Corriere della Sera, 19 settembre 2017
Rolling Stone a fine corsa. In vendita la Bibbia del Rock
NEW YORK Nel 1967 Jann Wenner, un ventenne newyorchese che aveva attraversato l’America per andare all’università in California, studente fuoricorso di quella di Berkeley, attivista del «Free Speech Movement» negli anni d’oro della cultura hippy, si fece prestare 7.500 dollari dalla sua famiglia e dai parenti della fidanzata. Con quei soldi iniziò a San Francisco, insieme al critico musicale Ralph Gleason, l’avventura di Rolling Stone : la rivista che sarebbe diventata la voce principale della controcultura californiana degli anni Sessanta e Settanta. E poi, dopo il trasferimento della redazione dalla West Coast a New York, la bibbia della musica rock e punk e della «pop culture» mondiale.
Ieri, a mezzo secolo esatto dall’inizio di questa entusiasmante cavalcata, Jann e il figlio Gus hanno gettato la spugna: Rolling Stone è in vendita. La crisi dell’editoria – meno ricavi dalle vendite e forte calo degli introiti pubblicitari – è arrivata anche qui. In più il magazine paga un brutto incidente del 2014 dal quale non si è mai pienamente ripreso: Rolling Stone denunciò un caso di stupro collettivo nel campus della University of Virginia, ma il caso si rivelò una montatura. Ritiro dell’articolo, denunce, processi, patteggiamenti: la vicenda ha avuto un costo elevato per la rivista sul piano economico (condannata a pagare un indennizzo di 3 milioni di dollari), ma, soprattutto, in termini di perdita di credibilità.

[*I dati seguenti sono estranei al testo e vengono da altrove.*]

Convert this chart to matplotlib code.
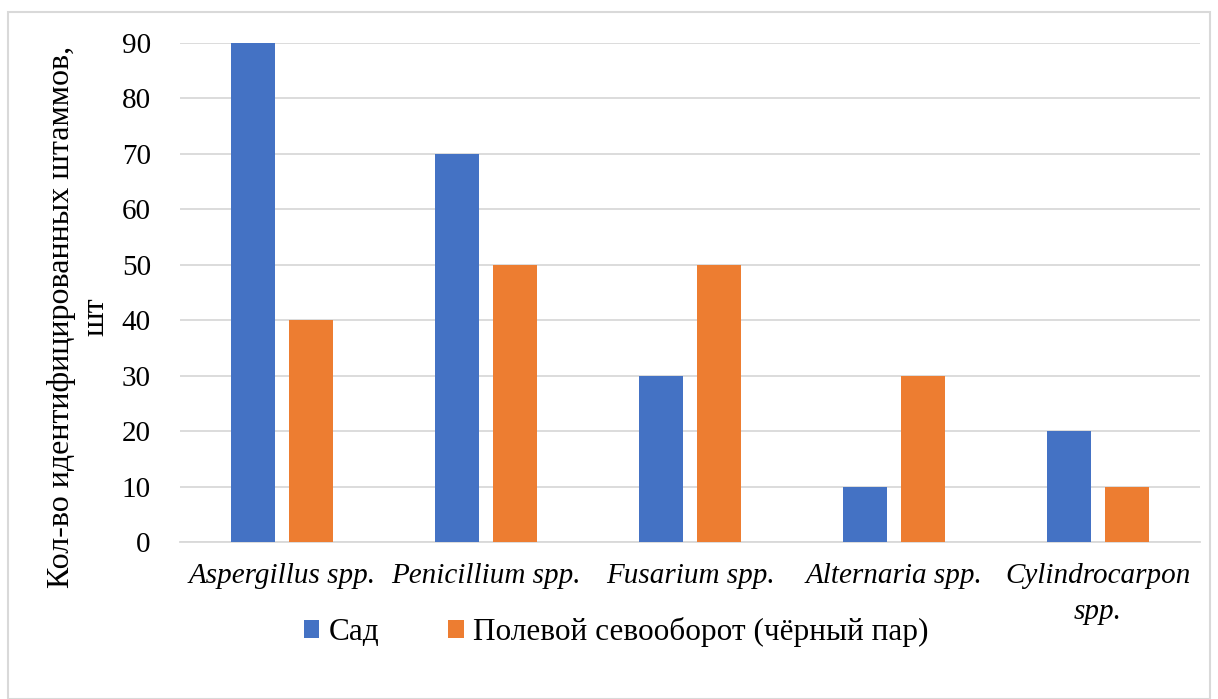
import numpy as np
import matplotlib.pyplot as plt
from matplotlib.patches import Rectangle

# data
categories = ['Aspergillus spp.', 'Penicillium spp.', 'Fusarium spp.',
              'Alternaria spp.', 'Cylindrocarpon\nspp.']
sad = [90, 70, 30, 10, 20]
pole = [40, 50, 50, 30, 10]
series_names = ['Сад', 'Полевой севооборот (чёрный пар)']
yticks = [0, 10, 20, 30, 40, 50, 60, 70, 80, 90]

plt.rcParams['font.family'] = 'serif'
plt.rcParams['font.serif'] = ['Liberation Serif', 'Times New Roman', 'DejaVu Serif']

fig = plt.figure(figsize=(12.18, 6.99), dpi=100)
ax = fig.add_axes([180/1218, 1-542/699, (1200-180)/1218, (542-43)/699])

x = np.arange(len(categories))
w = 0.22
off = 0.142
ax.bar(x - off, sad, w, color='#4472C4', label=series_names[0], zorder=3)
ax.bar(x + off, pole, w, color='#ED7D31', label=series_names[1], zorder=3)

ax.set_xlim(-0.5, len(categories) - 0.5)
ax.set_ylim(0, 90)
ax.set_yticks(yticks)
ax.set_xticks(x)
ax.set_xticklabels(categories, fontstyle='italic', fontsize=21, linespacing=1.5)
ax.tick_params(axis='y', labelsize=21, length=0, pad=21)
ax.tick_params(axis='x', length=0, pad=15)
ax.grid(axis='y', color='#D9D9D9', linewidth=1.3, zorder=0)
for s in ['top', 'right', 'left']:
    ax.spines[s].set_visible(False)
ax.spines['bottom'].set_color('#D9D9D9')
ax.spines['bottom'].set_linewidth(1.3)

fig.text(79/1218, 1-317/699, 'Кол-во идентифицированных штаммов,\nшт',
         rotation=90, ha='center', va='center', fontsize=23, linespacing=1.25)

fig.legend(loc='center', bbox_to_anchor=(616/1218, 1-632/699), ncol=2,
           frameon=False, fontsize=22.5, handlelength=0.5, handleheight=0.5,
           handletextpad=0.3, columnspacing=2.2)

# outer frame
fig.patches.append(Rectangle((8/1218, 0), 1202/1218, 1-12/699,
                             transform=fig.transFigure, fill=False,
                             edgecolor='#D9D9D9', linewidth=1.5))

fig.savefig('out.png', dpi=100)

Tramonto triste e doloroso di un organo di stampa che ha inciso profondamente sulla cultura e anche sul dibattuto politico valorizzando scrittori come Tom Wolfe e Hunter Thompson e che ha lanciato, ad esempio, la fotografa Annie Leibovitz, scoperta quando era una studentessa ventenne dell’Art Institute di San Francisco. E che, tra tante rockstar, ha avuto il coraggio di mettere in copertina anche papa Francesco: abiti candidi ma icona di uno straordinario cambiamento. Tramonto, ma non fine della storia: nonostante le difficoltà, Rolling Stone diffonde ancora un milione e mezzo di copie pagate e, tra giornale di carta e piattaforme digitali, raggiunge un bacino di 60 milioni di americani.
Stanco e consapevole dei suoi limiti nella gestione delle nuove tecnologie, Jann si è affidato alle banche per la ricerca di imprenditori giovani che, oltre a essere disposti a mettere sul piatto parecchi soldi per il controllo di Rolling Stone, abbiano anche la capacità di sfruttare pienamente le potenzialità di queste piattaforme digitali. L’editore non vorrebbe uscire di scena: lui e il figlio Gus, oggi direttore generale del gruppo editoriale, sperano di poter restare in azienda come manager, ma si rendono conto che ciò dipenderà dalla volontà del compratore. Che potrà rilevare solo il 51 per cento del capitale dell’azienda, visto che il restante 49 per cento era già stato ceduto l’anno scorso a BandLab Technologies, una società di Singapore.
Per far fronte alle difficoltà dell’azienda, la famiglia Wenner aveva già venduto US Weekly e Men’s Journal, gli altri giornali di un gruppo nel quale, ora, oltre al magazine, rimane solo Glixel, un sito di videogiochi. C’è, quindi, da chiedersi cosa resterà, dopo questo ulteriore colpo di scena, di un rivista celebre per le sue copertine (come quella del 1981, l’immagine ripresa dalla Leibovitz di John Lennon nudo, in posizione fetale, tra le braccia di Yoko Ono), per i ritratti (come quello sugli aspetti meno noti di Steve Jobs), ma anche per articoli che hanno avuto un’influenza politica rilevante. Anche in anni recenti. Celebre quello del 2009 nel quale Matt Taibbi, dopo il crollo di Wall Street, descrisse Goldman Sachs, fin lì la banca d’affari più autorevole e riverita dei Pianeta, come una piovra. O l’intervista del 2010 a Stanley McChrystal, zeppa di critiche all’allora vicepresidente Joe Biden, dopo la pubblicazione della quale il generale fu costretto a dimettersi dal comando delle forze degli Usa e dei suoi alleati impegnate in Afghanistan e ad accettare il prepensionamento.